The 35 fractured elbows that were healed with normal alignment showed normal TCI. However, the index was never the same as that of the contralateral side. We suggest that when the TCI is within the normal interval (0.25-0.8), elbow alignment after reduction is normal. The difference between the normal side and the functionally unimpaired healed elbow might represent a clinically undetectable abnormality of the elbow.

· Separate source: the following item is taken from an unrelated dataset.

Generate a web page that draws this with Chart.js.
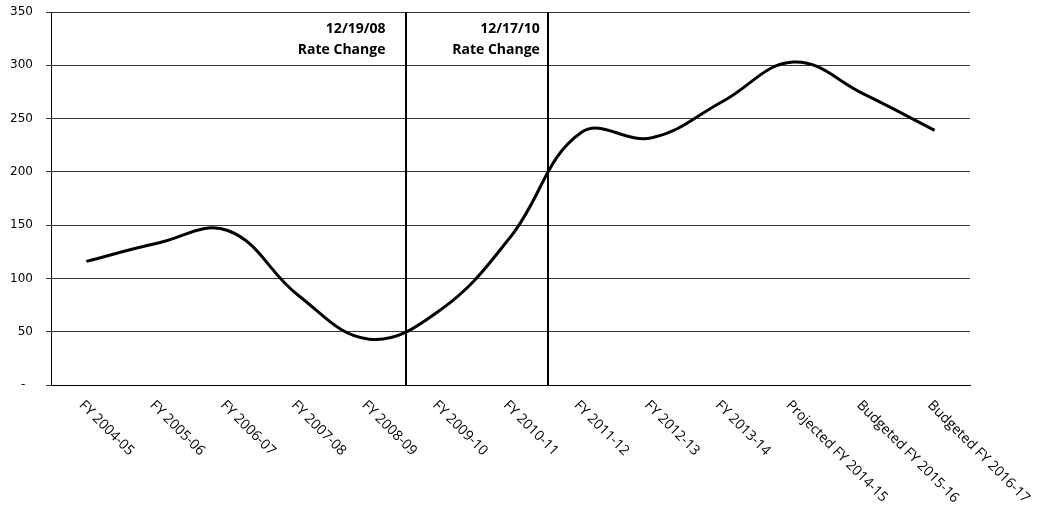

The above reported results appear to indicate that the normal range for the TCI is constant in children between the ages of 1 to 13 years and does not vary in this age range. The TCI shows low inter-observer variability. The advantage might be that it is less dependent on direct measurement of angels than other predictors of elbow alignment. It appears that radiographic evaluation of the contralateral elbow is seldom necessary provided the TCI value is within the suggested normal range. In addition, the TCI measurement appears to be less sensitive to sagittal plane variation of the x-ray beam alignment relative to the elbow. This feature of the new index is helpful in cases were full elbow extension is not possible.

The TCI is a new index representing the relationship between the smaller trochlear and lager capitellar angles of the measured elbow. The mean normal index was 0.45, with range of 0.25-0.8, in normal elbows. The TCI is less dependent on direct measurement of angels than other predictors of elbow alignment. The authors recommend that provided the TCI is within the normal range there is no need for comparison with the contralateral elbow.

It appears that the TCI might serve as another and possibly more definitive predictor of physis alignment in supracondylar fractures of the elbow and assist accurate reduction achievement.